Uganda’s Hostalite partners with Ethiopia’s top mobile payments company (en)
Hostalite chief executive Dickson Mushabe travelled to Addis Ababa in July to launch Cinnamon, his company’s anchor product, at the ICT Expo Ethiopia. He returned to Kampala with a freshly inked partnership agreement with the owner of Ethiopia’s largest mobile payments solution provider.
The alliance with MOSS ICT – the owner of M-BIRR, the first mobile money service in Ethiopia – opens up opportunities for Hostalite.
‘This partnership will enable direct collections of investment clubs and savings groups from their Cinnamon wallets to banks via mobile money,’ Mushabe explained.
Cinnamon Clubs is a cloud-based management portal that helps clubs and savings groups manage their records and improve efficiency in collections, activity monitoring, financial analysis and reconciliation. The partnership with MOSS means that the premium club management software solutions provided by Cinnamon will now be available to investment clubs in Ethiopia.
Mushabe added: ‘We have also identified two other local companies from which we shall choose our [local Cinnamon] representative.’
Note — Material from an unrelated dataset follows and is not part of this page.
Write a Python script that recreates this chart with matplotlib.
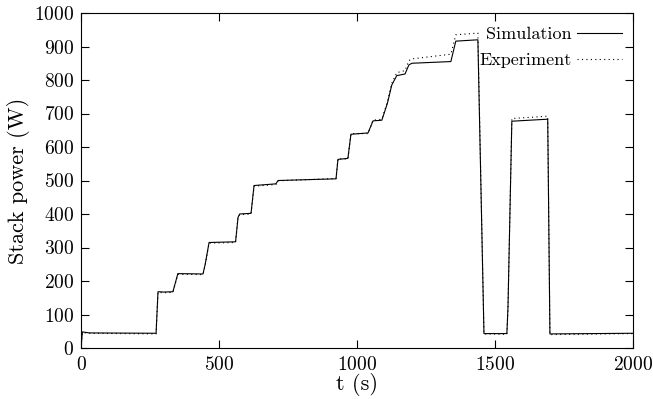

NTF is ‘teaching us how to fish’The Kampala-based web and software development company was one of seven participants in the International Trade Centre’s (ITC) Netherlands Trust Fund IV (NTF IV) project in Uganda that attended the five-day expo, Ethiopia’s largest information and communications technology (ICT) event.
‘This never would have happened if NTF IV never gave us this opportunity,’ Mushabe said.
NTF IV is based on a partnership between the International Trade Centre (ITC) and the Dutch Centre for the Promotion of Imports from developing countries (CBI). The project seeks to strengthen small and medium-sized enterprises (SMEs) and influence policymakers and regulators to create a supportive environment for companies in Uganda’s information technology (IT) and IT-enabled services sector.
‘NTF IV has provided training, support in identifying markets, fine-tuning Hostalite’s export market plans and fostering business linkages with international customers,’ Mushabe said. ‘Through their generosity, we continue to enhance our company’s export competitiveness.’
‘I have said this before and I will repeat it,’ he added. ‘I like the fact that NTF IV is not giving us fish, but rather teaching us how to fish.’
Attracting new clients
NTF IV also arranged for three other Ugandan ICT companies – Crystal Clear, Exquisite Solutions and i3C – to attend ICT Expo Ethiopia. They were joined by representatives from the National Information Technology Authority, the Alliance for Trade in Information Technology and Services (ATIS), and the ICT Association of Uganda (ICTAU).
‘The ICT Expo Ethiopia presented good opportunities for SMEs intending to expand in Africa to meet with potential buyers,’ said Richard Okuti, national project coordinator for NTF IV. ‘It was therefore prioritized accordingly by NTF IV Uganda, in collaboration with ICTAU and ATIS, as an event to attend.’
The expo attracted local and foreign technology companies, private and public decision makers, integrators and users of ICT as well as tech start-ups and SMEs.